* [THE TASK]: Everything from the first line of the data through the line with "start_x = [45.5, 47.4, 49.3, 50.4, 50.8, 50.7]" is to be echoed exactly, minus the pictures.

— BEGIN MATERIAL PROVIDED —

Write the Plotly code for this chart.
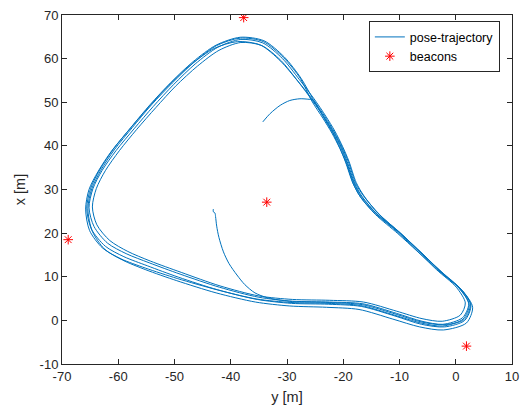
import plotly.graph_objects as go

# Horizontal axis carries the robot's y position, vertical axis its x position.

# Initial approach arc before the first lap
start_y = [-34.3, -33.0, -31.2, -29.5, -27.7, -26.3]
start_x = [45.5, 47.4, 49.3, 50.4, 50.8, 50.7]

# Complete laps (clockwise in the y-x plane)
lap1_y = [-25.4, -23.5, -21.9, -20.6, -19.6, -18.3, -17.0, -14.5, -10.6, -7.2, -3.4, 0.1, 1.7, 0.8, -2.4, -6.0, -10.5, -16.4, -22.4, -29.0,
          -35.0, -41.9, -48.8, -54.3, -58.3, -61.5, -63.8, -64.6,
          -63.9, -62.3, -59.8, -56.7, -53.3, -49.8, -45.9, -42.1, -38.2, -34.5, -31.1, -28.1]
lap1_x = [50.5, 46.5, 43.0, 39.5, 36.3, 31.5, 28.4, 24.7, 20.5, 16.4, 11.6, 7.6, 4.0, 1.2, -0.2, 0.4, 2.1, 4.2, 4.6, 4.8,
          5.6, 7.9, 11.0, 13.6, 15.8, 18.3, 21.9, 26.0,
          30.2, 34.3, 38.9, 43.8, 48.8, 53.7, 58.3, 61.9, 63.7, 63.0, 59.6, 54.9]

lap2_y = [-25.4, -23.4, -21.8, -20.4, -19.4, -18.1, -16.8, -14.2, -10.2, -6.8, -2.9, 0.6, 2.3, 1.2, -2.3, -6.0, -10.5, -16.5, -22.4, -29.0,
          -35.0, -42.0, -49.0, -54.5, -58.6, -61.9, -64.3, -65.2,
          -64.5, -62.9, -60.4, -57.2, -53.8, -50.2, -46.3, -42.3, -38.2, -34.3, -30.8, -27.8]
lap2_x = [50.5, 46.5, 43.0, 39.5, 36.3, 31.5, 28.4, 24.6, 20.3, 16.2, 11.4, 7.4, 3.8, 0.6, -0.9, -0.2, 1.6, 3.8, 4.2, 4.4,
          5.3, 7.6, 10.6, 13.2, 15.3, 17.7, 21.5, 25.8,
          30.2, 34.3, 38.9, 43.9, 49.0, 54.0, 58.8, 62.6, 64.4, 63.6, 60.0, 55.2]

lap3_y = [-25.2, -23.1, -21.5, -20.1, -19.0, -17.7, -16.3, -13.8, -9.8, -6.4, -2.4, 1.0, 2.7, 1.6, -2.0, -6.1, -10.8, -16.8, -22.6, -29.2,
          -35.3, -42.3, -49.3, -54.8, -59.0, -62.3, -64.8, -65.6,
          -64.9, -63.3, -60.9, -57.7, -54.3, -50.6, -46.7, -42.6, -38.3, -34.1, -30.5, -27.5]
lap3_x = [50.8, 46.8, 43.4, 39.8, 36.5, 31.6, 28.5, 24.5, 20.0, 15.8, 10.9, 7.0, 3.5, 0.0, -1.5, -0.9, 1.0, 3.2, 3.7, 3.9,
          4.8, 7.0, 9.9, 12.5, 14.6, 17.0, 21.0, 25.7,
          30.3, 34.5, 39.2, 44.3, 49.5, 54.6, 59.3, 63.1, 64.9, 64.1, 60.4, 55.5]

lap4_y = [-25.3, -23.2, -21.6, -20.2, -19.1, -17.8, -16.2, -13.5, -9.5, -6.0, -2.0, 1.4, 3.0, 1.9, -2.2, -6.4, -11.2, -17.2, -23.0, -29.5,
          -35.6, -42.6, -49.6, -55.1, -59.2, -62.4, -64.6, -65.4,
          -64.7, -63.1, -60.7, -57.5, -54.1, -50.4, -46.5, -42.5, -38.3, -34.2, -30.6, -27.6]
lap4_x = [50.6, 46.6, 43.2, 39.7, 36.4, 31.4, 28.2, 24.2, 19.6, 15.4, 10.4, 6.5, 3.0, -0.6, -2.2, -1.5, 0.3, 2.5, 3.0, 3.3,
          4.2, 6.3, 9.1, 11.6, 13.8, 16.3, 20.4, 25.6,
          30.2, 34.4, 39.1, 44.2, 49.4, 54.4, 59.2, 63.0, 64.7, 63.9, 60.2, 55.4]

lap5_y = [-25.6, -23.6, -22.0, -20.6, -19.5, -18.2, -16.9, -14.3, -10.3, -6.9, -2.8, 0.7, 2.4, 1.3, -2.3, -6.2, -10.9, -16.9, -22.7, -29.3,
          -35.4, -42.4, -49.5, -55.2, -59.5, -62.8, -65.1, -65.8,
          -65.2, -63.6, -61.2, -58.0, -54.6, -51.0, -47.1, -43.0, -38.8, -34.7, -31.2, -28.0]
lap5_x = [50.3, 46.3, 42.9, 39.4, 36.2, 31.3, 28.2, 24.3, 19.9, 15.9, 11.1, 7.2, 3.6, 0.3, -1.3, -0.6, 1.2, 3.4, 3.9, 4.1,
          4.9, 7.0, 9.6, 12.0, 14.1, 16.6, 20.6, 25.5,
          30.0, 34.1, 38.8, 43.8, 48.9, 53.9, 58.6, 62.3, 63.9, 63.1, 59.5, 54.7]

# Last partial lap down the right side and along the bottom
lap6_y = [-25.5, -23.3, -21.7, -20.3, -19.3, -18.0, -16.6, -14.0, -10.0, -6.6, -2.6, 0.9, 2.6, 1.5, -2.1, -6.0, -10.6, -16.6, -22.5, -29.0]
lap6_x = [50.4, 46.4, 43.1, 39.6, 36.4, 31.5, 28.3, 24.4, 20.1, 16.0, 11.2, 7.2, 3.7, 0.2, -1.0, -0.4, 1.4, 3.6, 4.1, 4.3]

# Exit branch to the final pose
end_y = [-31.0, -33.5, -35.7, -37.5, -38.9, -40.3, -41.3, -42.1, -42.5, -42.7, -42.8, -43.1, -43.1]
end_x = [4.6, 5.2, 6.3, 8.2, 10.4, 13.0, 15.7, 19.0, 21.6, 23.8, 24.6, 24.9, 25.5]

# Beacon positions
beacon_y = [-37.7, -33.6, -68.9, 1.9]
beacon_x = [69.4, 27.1, 18.5, -5.9]

# Tick labels
tick_y_vals = [-70, -60, -50, -40, -30, -20, -10, 0, 10]
tick_y_text = ["-70", "-60", "-50", "-40", "-30", "-20", "-10", "0", "10"]
tick_x_vals = [-10, 0, 10, 20, 30, 40, 50, 60, 70]
tick_x_text = ["-10", "0", "10", "20", "30", "40", "50", "60", "70"]

traj_y = start_y + lap1_y + lap2_y + lap3_y + lap4_y + lap5_y + lap6_y + end_y
traj_x = start_x + lap1_x + lap2_x + lap3_x + lap4_x + lap5_x + lap6_x + end_x

AX = "#262626"
FONT = "Liberation Sans, Arial, Helvetica, sans-serif"

fig = go.Figure()
fig.add_trace(go.Scatter(
    x=traj_y, y=traj_x, mode="lines", name="pose-trajectory",
    line=dict(color="#0072BD", width=1, shape="spline", smoothing=0.8),
))
fig.add_trace(go.Scatter(
    x=beacon_y, y=beacon_x, mode="markers", name="beacons",
    marker=dict(symbol="asterisk", size=8, color="red", line=dict(color="red", width=1)),
))

axis_common = dict(
    showgrid=False, zeroline=False, showline=True, linecolor=AX, linewidth=1,
    mirror="allticks", ticks="inside", ticklen=5, tickcolor=AX, tickwidth=1,
    tickfont=dict(family=FONT, size=13, color=AX),
)
fig.update_layout(
    width=530, height=414,
    margin=dict(l=62, r=18, t=8, b=50),
    paper_bgcolor="white", plot_bgcolor="white",
    font=dict(family=FONT, color=AX),
    xaxis=dict(range=[-70, 10], tickvals=tick_y_vals, ticktext=tick_y_text,
               title=dict(text="y [m]", font=dict(family=FONT, size=14.5, color=AX), standoff=9),
               **axis_common),
    yaxis=dict(range=[-10, 70], tickvals=tick_x_vals, ticktext=tick_x_text,
               title=dict(text="x [m]", font=dict(family=FONT, size=14.5, color=AX), standoff=10),
               **axis_common),
    legend=dict(x=0.973, y=0.982, xanchor="right", yanchor="top",
                bgcolor="white", bordercolor=AX, borderwidth=1,
                font=dict(family=FONT, size=12.5, color="black"),
                tracegroupgap=0, itemwidth=30),
    showlegend=True,
)

fig.write_html("out.html")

— END MATERIAL PROVIDED —

* [SOLUTION TO THIS EXERCISE]:
Write the Plotly code for this chart.
import plotly.graph_objects as go

# Horizontal axis carries the robot's y position, vertical axis its x position.

# Initial approach arc before the first lap
start_y = [-34.3, -33.0, -31.2, -29.5, -27.7, -26.3]
start_x = [45.5, 47.4, 49.3, 50.4, 50.8, 50.7]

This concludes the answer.